The deal (HR 3746) suspends the Debt Limit for two years (until January 1, 2025, just after the November 2024 elections). It caps non-defense spending to current fiscal year levels for fiscal year 2024, and will allow it to increase it by 1% in fiscal year 2025. Defense spending would not be subject to these limits. After fiscal year 2025 there would be appropriations targets for the next six years, but they would not be enforceable. The deal also claws back unspent Covid-19 relief funds, reduces spending augmentations for the Internal Revenue Service, and temporarily expands work requirements for certain adults receiving food stamps (SNAP benefits). Finally, there are no new taxes on individuals or corporations.
The Congressional Budget Office (CBO), has projected the levels of discretionary (non-defense spending) and deficit reduction for the next 10 years under HR 3746. Discretionary spending is projected to decrease by $64 billion in 2024, $107 billion in 2025, $126 billion in 2026, and eventually to $160 billion by 2033. These annual reductions are modest, given that total discretionary spending is projected at $1.795 trillion in 2024, $1.818 trillion in 2025, and $1.858 trillion in 2026. In terms of deficit reduction, the 2024 deficit would be reduced by about $70 billion, the 2025 deficit would be reduced by about $112 billion, and the 2026 deficit would be reduced by about $132 billion. Again, these amounts are modest, as the annual deficits for these years are projected to range from $1.57 trillion (2024) to $1.7 trillion (2026). In terms of the total national debt, which is currently at almost $31.5 trillion, the CBO estimates that the deal could save a total of $1.5 trillion over 10 years. Again, this is not much of a dent.
Another reason the deal is not likely to have a significant impact on deficits and the national debt is because it only caps a portion of discretionary spending (exempting defense), and because it doesn’t affect mandatory spending for such programs as Social Security, Medicare, and Health Care. These programs constitute the lion’s share of federal spending, and they are left untouched by the legislation.
Conclusion: Bipartisan cooperation and solutions are possible, but we haven’t turned the corner on hyper-partisan blame game politics.

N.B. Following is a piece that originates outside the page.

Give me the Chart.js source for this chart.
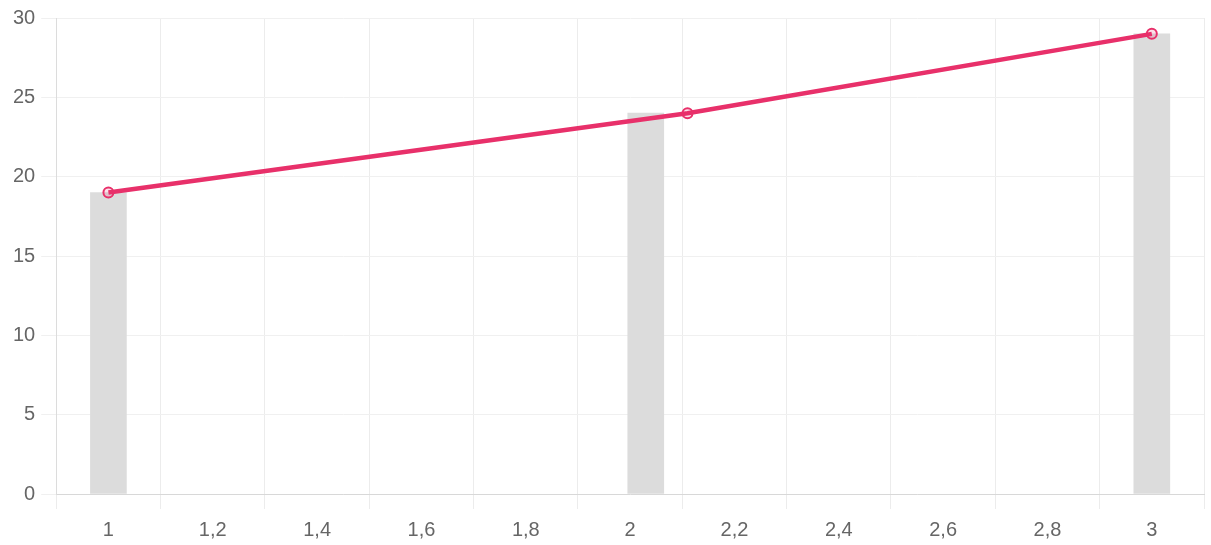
<!DOCTYPE html>
<html>
<head>
<meta charset="utf-8">
<script src="https://cdn.jsdelivr.net/npm/chart.js@4"></script>
<style>
    html, body { margin: 0; padding: 0; background: #fff; }
    #wrap { width: 1211px; height: 545px; }
</style>
</head>
<body>
<div id="wrap"><canvas id="myChart"></canvas></div>
<script>
// values
const barX = [1, 2.03, 3];
const barValues = [19, 24, 29];
const lineX = [1, 2.11, 3];
const lineValues = [19, 24, 29];
const xTicks = [1, 1.2, 1.4, 1.6, 1.8, 2, 2.2, 2.4, 2.6, 2.8, 3];

const toPoints = (xs, ys) => xs.map((x, i) => ({ x: x, y: ys[i] }));
const fmt = v => String(Math.round(v * 10) / 10).replace('.', ',');

Chart.defaults.font.family = '"Liberation Sans", Arial, sans-serif';
Chart.defaults.font.size = 20;
Chart.defaults.color = '#666';

const ctx = document.getElementById('myChart').getContext('2d');

new Chart(ctx, {
    type: 'bar',
    data: {
        datasets: [{
            type: 'line',
            data: toPoints(lineX, lineValues),
            borderColor: '#e8306a',
            borderWidth: 4.5,
            backgroundColor: 'rgba(232, 48, 106, 0.15)',
            pointRadius: 5,
            pointBorderWidth: 2,
            tension: 0,
            fill: false,
            order: 0
        }, {
            type: 'bar',
            data: toPoints(barX, barValues),
            backgroundColor: '#dcdcdc',
            barThickness: 36,
            order: 1
        }]
    },
    options: {
        responsive: true,
        maintainAspectRatio: false,
        animation: false,
        layout: { padding: { left: 7, right: 5, top: 6, bottom: -6 } },
        plugins: {
            legend: { display: false },
            tooltip: { enabled: false }
        },
        scales: {
            x: {
                type: 'linear',
                min: 0.9,
                max: 3.1,
                offset: false,
                afterBuildTicks: scale => {
                    scale.ticks = xTicks.map(v => ({ value: v }));
                },
                ticks: {
                    autoSkip: false,
                    maxRotation: 0,
                    padding: 11,
                    font: { lineHeight: 1 },
                    callback: v => fmt(v)
                },
                grid: {
                    offset: true,
                    color: '#ececec',
                    tickLength: 15
                },
                border: { color: '#d8d8d8' }
            },
            y: {
                min: 0,
                max: 30,
                ticks: {
                    stepSize: 5,
                    padding: 6
                },
                grid: {
                    color: '#f0f0f0',
                    tickLength: 15
                },
                border: { color: '#dcdcdc' }
            }
        }
    }
});
</script>
</body>
</html>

The compromise on the Debt Limit suspension tells us that President Biden, along with Republicans and Democrats in both chambers of Congress, know how to behave in a bipartisan problem-solving manner if they want to. True, this behavior was precipitated by a self-imposed crisis. But once the chips were down, both sides knew enough to find the right negotiators, to lower the temperature of negotiations, and to find middle ground. Neither side got all that it wanted. Both sides knew how to use the clock to ensure the compromise had just enough time to be enacted, but not amended or derailed. And, both sides adopted procedural changes to ensure their chambers acted in a timely manner.
The compromise, while averting a crisis, will do little to erase huge annual deficits and a skyrocketing national debt. If we are to get serious about these matters, increased federal revenues must be included in the solution.
With the upcoming elections in 2024, we can expect hyper-partisan blame game politics to be the order of the day. Still, we should recognize, encourage, and celebrate bipartisan, middle ground problem-solving whenever we see it. Kudos to President Biden and Speaker McCarthy, along with all the House and Senate members who embraced the necessity of compromise. May this behavior become the rule, rather than the exception, in the years ahead.